Occam's Razor is Only as Sharp as Your ELBO
Ethan Harvey, Michael C. Hughes
TLDR
ELBO-based model selection can lead to overfitting or underfitting, challenging its role as Occam's razor, especially with reduced-rank assumptions.
Key contributions
- ELBO-based hyperparameter learning can cause overfitting in over-parameterized regression models.
- Overfitting depends on the assumed rank of the covariance matrix in the Gaussian approximate posterior.
- Surprisingly, the true Bayesian evidence can sometimes prefer overfit models, unlike the ELBO.
- Warns practitioners that reduced-rank assumptions for tractability may impair ELBO's model selection.
Why it matters
This paper reveals that ELBO, often used for model selection, can lead to both underfitting and overfitting, challenging its role as Occam's razor.
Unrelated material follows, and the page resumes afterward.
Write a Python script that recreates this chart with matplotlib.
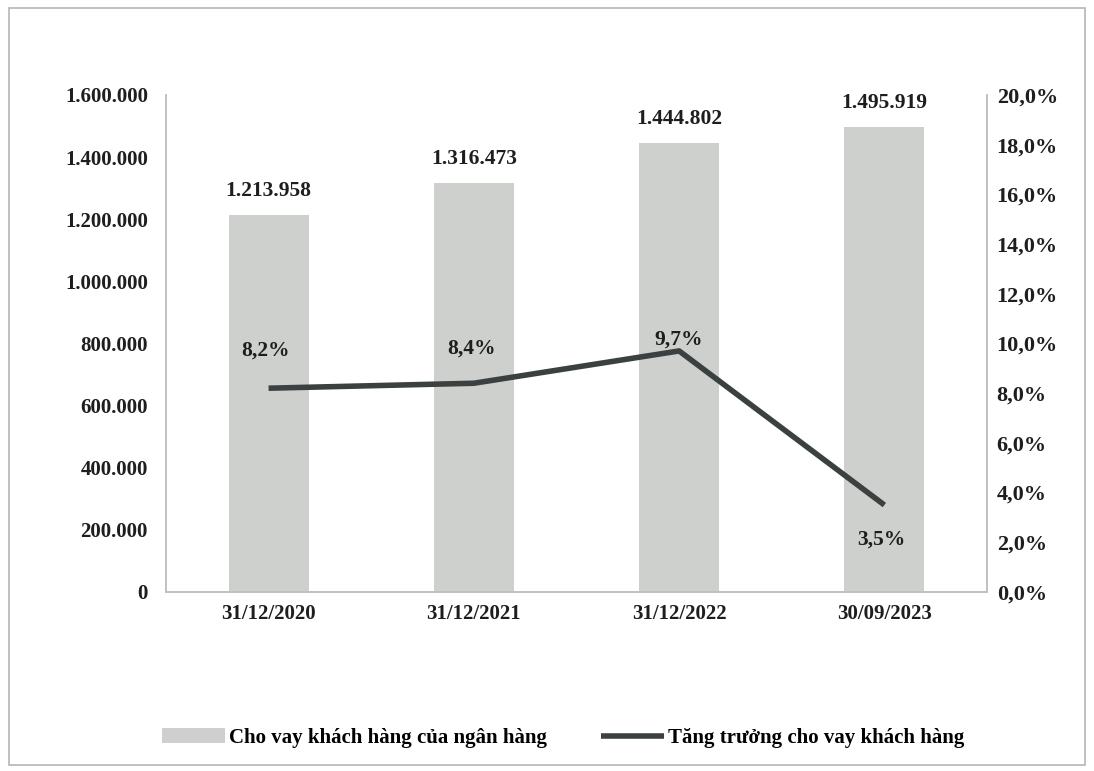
import matplotlib.pyplot as plt
from matplotlib.patches import Rectangle
from matplotlib.ticker import FuncFormatter

categories = ["31/12/2020", "31/12/2021", "31/12/2022", "30/09/2023"]
loans = [1213958, 1316473, 1444802, 1495919]
growth = [8.2, 8.4, 9.7, 3.5]
bar_name = "Cho vay khách hàng của ngân hàng"
line_name = "Tăng trưởng cho vay khách hàng"

# label offsets (points) for the growth labels, placed by hand as in the source
growth_offsets = [(-2, 27), (-2, 25), (0, 8), (-2, -25)]

plt.rcParams['font.family'] = ['Liberation Serif', 'DejaVu Serif']
plt.rcParams['font.weight'] = 'bold'
plt.rcParams['font.size'] = 15

BAR_COLOR = '#cdd0cd'
LINE_COLOR = '#3b4040'
TEXT_COLOR = '#1e1e1e'
SPINE_COLOR = '#c0c0c0'


def thousands(v, pos):
    return f"{int(v):,}".replace(",", ".")


def pct(v, pos):
    return f"{v:.1f}%".replace(".", ",")


fig = plt.figure(figsize=(10.94, 7.71), dpi=100)
ax = fig.add_axes([0.1517, 0.2322, 0.7505, 0.6446])
ax2 = ax.twinx()

x = list(range(len(categories)))
bars = ax.bar(x, loans, width=0.39, color=BAR_COLOR, edgecolor='none',
              label=bar_name, zorder=2)
for xi, v in zip(x, loans):
    ax.annotate(thousands(v, None), (xi, v), xytext=(0, 10),
                textcoords='offset points', ha='center', va='bottom',
                color=TEXT_COLOR, fontsize=15.5)

ax.set_xlim(-0.5, len(categories) - 0.5)
ax.set_ylim(0, 1600000)
ax.set_yticks(range(0, 1600001, 200000))
ax.yaxis.set_major_formatter(FuncFormatter(thousands))
ax.set_xticks(x)
ax.set_xticklabels(categories)
ax.tick_params(axis='y', length=0, pad=13, colors=TEXT_COLOR)
ax.tick_params(axis='x', length=0, pad=9, colors=TEXT_COLOR)

ax2.plot(x, growth, color=LINE_COLOR, linewidth=4, label=line_name,
         solid_capstyle='butt', zorder=3)
for xi, g, off in zip(x, growth, growth_offsets):
    ax2.annotate(f"{g:.1f}%".replace(".", ","), (xi, g), xytext=off,
                 textcoords='offset points', ha='center', va='center',
                 color=TEXT_COLOR, fontsize=15.5)
ax2.set_ylim(0, 20)
ax2.set_yticks(range(0, 21, 2))
ax2.yaxis.set_major_formatter(FuncFormatter(pct))
ax2.tick_params(axis='y', length=0, pad=7, colors=TEXT_COLOR, labelsize=16)

for a in (ax, ax2):
    a.spines['top'].set_visible(False)
    for s in ('left', 'right', 'bottom'):
        a.spines[s].set_color(SPINE_COLOR)
        a.spines[s].set_linewidth(1.2)

handles = [bars, ax2.get_lines()[0]]
fig.legend(handles, [bar_name, line_name], loc='center',
           bbox_to_anchor=(0.515, 0.043), ncol=2, frameon=False,
           handlelength=3.0, handletextpad=0.2, columnspacing=2.6,
           fontsize=15)

# outer frame like the scanned report
fig.patches.append(Rectangle((0.008, 0.008), 0.984, 0.982,
                             transform=fig.transFigure, fill=False,
                             edgecolor='#b5b5b5', linewidth=1.2))

fig.savefig("out.png", dpi=100)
This is vital for Bayesian practitioners, as common reduced-rank assumptions for tractability can compromise model selection. It urges caution when scaling models.
Original Abstract
The marginal likelihood, also known as the evidence, is regarded as a mathematical embodiment of Occam's razor, enabling model selection that avoids overfitting. The evidence lower bound (ELBO) objective from variational inference has also been used for similar purposes. Prior work has shown that restricting the approximate posterior family via a mean-field approximation can lead the ELBO to underfit. In this paper, we show how ELBO-based hyperparameter learning in a simple over-parameterized regression model can also produce overfitting, depending on the assumed rank of the covariance matrix in a Gaussian approximate posterior. Surprisingly, among only the underfit and overfit options, Bayesian model selection via the evidence itself sometimes prefers the overfit version, while the ELBO does not. Bayesian practitioners hoping to scale to large models should be cautious about how reduced-rank assumptions needed for tractability may impact the potential for model selection.